### SUPPLIED MATERIAL ###

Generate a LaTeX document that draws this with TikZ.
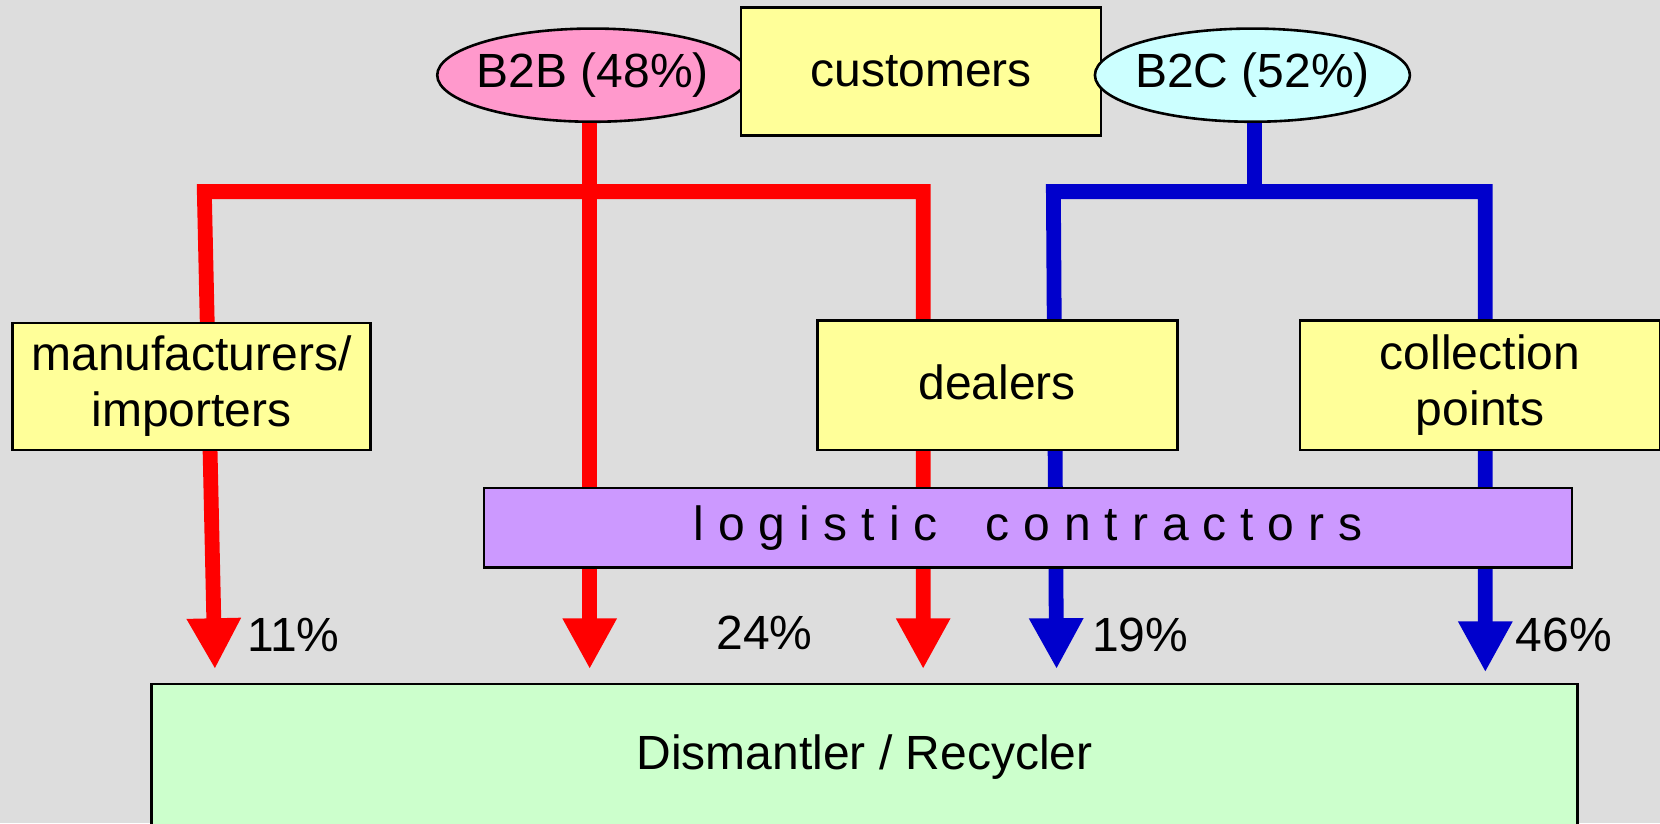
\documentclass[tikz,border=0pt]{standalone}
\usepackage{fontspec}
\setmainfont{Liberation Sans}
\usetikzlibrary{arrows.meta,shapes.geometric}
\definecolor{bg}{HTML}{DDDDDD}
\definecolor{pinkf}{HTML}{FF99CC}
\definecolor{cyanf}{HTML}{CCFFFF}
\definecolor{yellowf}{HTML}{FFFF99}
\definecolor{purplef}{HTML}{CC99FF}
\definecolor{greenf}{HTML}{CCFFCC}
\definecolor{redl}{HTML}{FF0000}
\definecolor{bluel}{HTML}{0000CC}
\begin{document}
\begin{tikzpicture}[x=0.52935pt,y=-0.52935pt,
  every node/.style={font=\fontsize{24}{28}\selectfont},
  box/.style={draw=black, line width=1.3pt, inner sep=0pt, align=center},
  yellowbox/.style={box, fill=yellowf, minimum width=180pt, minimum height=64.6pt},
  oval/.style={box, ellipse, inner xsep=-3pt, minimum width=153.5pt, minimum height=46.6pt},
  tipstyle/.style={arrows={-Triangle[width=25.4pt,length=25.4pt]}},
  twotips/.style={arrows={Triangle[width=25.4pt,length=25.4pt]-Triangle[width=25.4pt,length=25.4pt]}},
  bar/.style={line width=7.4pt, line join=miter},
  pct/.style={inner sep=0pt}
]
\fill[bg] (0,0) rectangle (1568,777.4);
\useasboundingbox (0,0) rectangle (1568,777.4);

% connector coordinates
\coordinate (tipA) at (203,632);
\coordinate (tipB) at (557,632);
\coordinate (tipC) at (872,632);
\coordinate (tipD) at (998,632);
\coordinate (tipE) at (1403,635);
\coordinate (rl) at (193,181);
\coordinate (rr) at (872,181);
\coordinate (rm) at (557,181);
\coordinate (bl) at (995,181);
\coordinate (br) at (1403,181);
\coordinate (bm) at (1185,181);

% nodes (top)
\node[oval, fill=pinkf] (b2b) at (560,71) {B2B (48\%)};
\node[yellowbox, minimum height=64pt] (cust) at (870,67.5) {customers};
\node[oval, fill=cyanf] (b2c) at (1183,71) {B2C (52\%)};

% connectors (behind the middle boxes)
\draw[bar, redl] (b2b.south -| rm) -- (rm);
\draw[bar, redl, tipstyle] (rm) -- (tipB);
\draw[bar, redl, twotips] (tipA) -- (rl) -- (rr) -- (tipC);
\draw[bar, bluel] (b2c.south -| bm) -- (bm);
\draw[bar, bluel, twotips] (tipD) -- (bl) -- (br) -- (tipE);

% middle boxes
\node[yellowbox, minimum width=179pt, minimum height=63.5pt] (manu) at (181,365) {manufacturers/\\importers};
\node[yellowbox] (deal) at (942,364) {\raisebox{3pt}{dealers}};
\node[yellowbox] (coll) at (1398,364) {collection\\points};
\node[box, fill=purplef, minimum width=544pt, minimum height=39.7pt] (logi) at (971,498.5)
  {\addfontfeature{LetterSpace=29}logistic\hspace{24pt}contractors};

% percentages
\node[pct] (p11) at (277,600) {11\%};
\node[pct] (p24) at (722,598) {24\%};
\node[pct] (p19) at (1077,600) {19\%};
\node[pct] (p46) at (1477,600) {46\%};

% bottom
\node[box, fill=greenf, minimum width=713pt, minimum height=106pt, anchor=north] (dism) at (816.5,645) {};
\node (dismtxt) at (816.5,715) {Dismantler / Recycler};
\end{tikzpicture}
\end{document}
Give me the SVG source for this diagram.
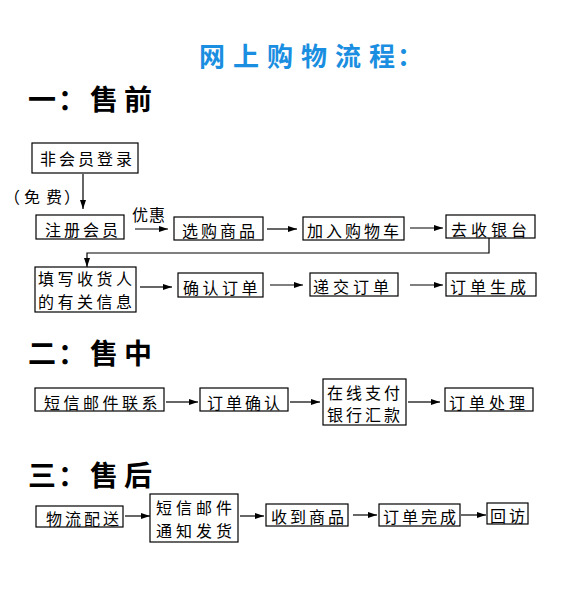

###

**REQUIREMENT**:
Copy out all the records exactly, excluding pictures.

**COMPLETE ANSWER**:
Generate a LaTeX document that draws this with TikZ.
\documentclass[tikz,border=0pt]{standalone}
\usepackage{fontspec}
\setmainfont{Liberation Sans}
\usetikzlibrary{arrows.meta,shapes.geometric}
\definecolor{bg}{HTML}{DDDDDD}
\definecolor{pinkf}{HTML}{FF99CC}
\definecolor{cyanf}{HTML}{CCFFFF}
\definecolor{yellowf}{HTML}{FFFF99}
\definecolor{purplef}{HTML}{CC99FF}
\definecolor{greenf}{HTML}{CCFFCC}
\definecolor{redl}{HTML}{FF0000}
\definecolor{bluel}{HTML}{0000CC}
\begin{document}
\begin{tikzpicture}[x=0.52935pt,y=-0.52935pt,
  every node/.style={font=\fontsize{24}{28}\selectfont},
  box/.style={draw=black, line width=1.3pt, inner sep=0pt, align=center},
  yellowbox/.style={box, fill=yellowf, minimum width=180pt, minimum height=64.6pt},
  oval/.style={box, ellipse, inner xsep=-3pt, minimum width=153.5pt, minimum height=46.6pt},
  tipstyle/.style={arrows={-Triangle[width=25.4pt,length=25.4pt]}},
  twotips/.style={arrows={Triangle[width=25.4pt,length=25.4pt]-Triangle[width=25.4pt,length=25.4pt]}},
  bar/.style={line width=7.4pt, line join=miter},
  pct/.style={inner sep=0pt}
]
\fill[bg] (0,0) rectangle (1568,777.4);
\useasboundingbox (0,0) rectangle (1568,777.4);

% connector coordinates
\coordinate (tipA) at (203,632);
\coordinate (tipB) at (557,632);
\coordinate (tipC) at (872,632);
\coordinate (tipD) at (998,632);
\coordinate (tipE) at (1403,635);
\coordinate (rl) at (193,181);
\coordinate (rr) at (872,181);
\coordinate (rm) at (557,181);
\coordinate (bl) at (995,181);
\coordinate (br) at (1403,181);
\coordinate (bm) at (1185,181);

% nodes (top)
\node[oval, fill=pinkf] (b2b) at (560,71) {B2B (48\%)};
\node[yellowbox, minimum height=64pt] (cust) at (870,67.5) {customers};
\node[oval, fill=cyanf] (b2c) at (1183,71) {B2C (52\%)};

% connectors (behind the middle boxes)
\draw[bar, redl] (b2b.south -| rm) -- (rm);
\draw[bar, redl, tipstyle] (rm) -- (tipB);
\draw[bar, redl, twotips] (tipA) -- (rl) -- (rr) -- (tipC);
\draw[bar, bluel] (b2c.south -| bm) -- (bm);
\draw[bar, bluel, twotips] (tipD) -- (bl) -- (br) -- (tipE);

% middle boxes
\node[yellowbox, minimum width=179pt, minimum height=63.5pt] (manu) at (181,365) {manufacturers/\\importers};
\node[yellowbox] (deal) at (942,364) {\raisebox{3pt}{dealers}};
\node[yellowbox] (coll) at (1398,364) {collection\\points};
\node[box, fill=purplef, minimum width=544pt, minimum height=39.7pt] (logi) at (971,498.5)
  {\addfontfeature{LetterSpace=29}logistic\hspace{24pt}contractors};

% percentages
\node[pct] (p11) at (277,600) {11\%};
\node[pct] (p24) at (722,598) {24\%};
\node[pct] (p19) at (1077,600) {19\%};
\node[pct] (p46) at (1477,600) {46\%};

% bottom
\node[box, fill=greenf, minimum width=713pt, minimum height=106pt, anchor=north] (dism) at (816.5,645) {};
\node (dismtxt) at (816.5,715) {Dismantler / Recycler};
\end{tikzpicture}
\end{document}
Give me the SVG source for this diagram.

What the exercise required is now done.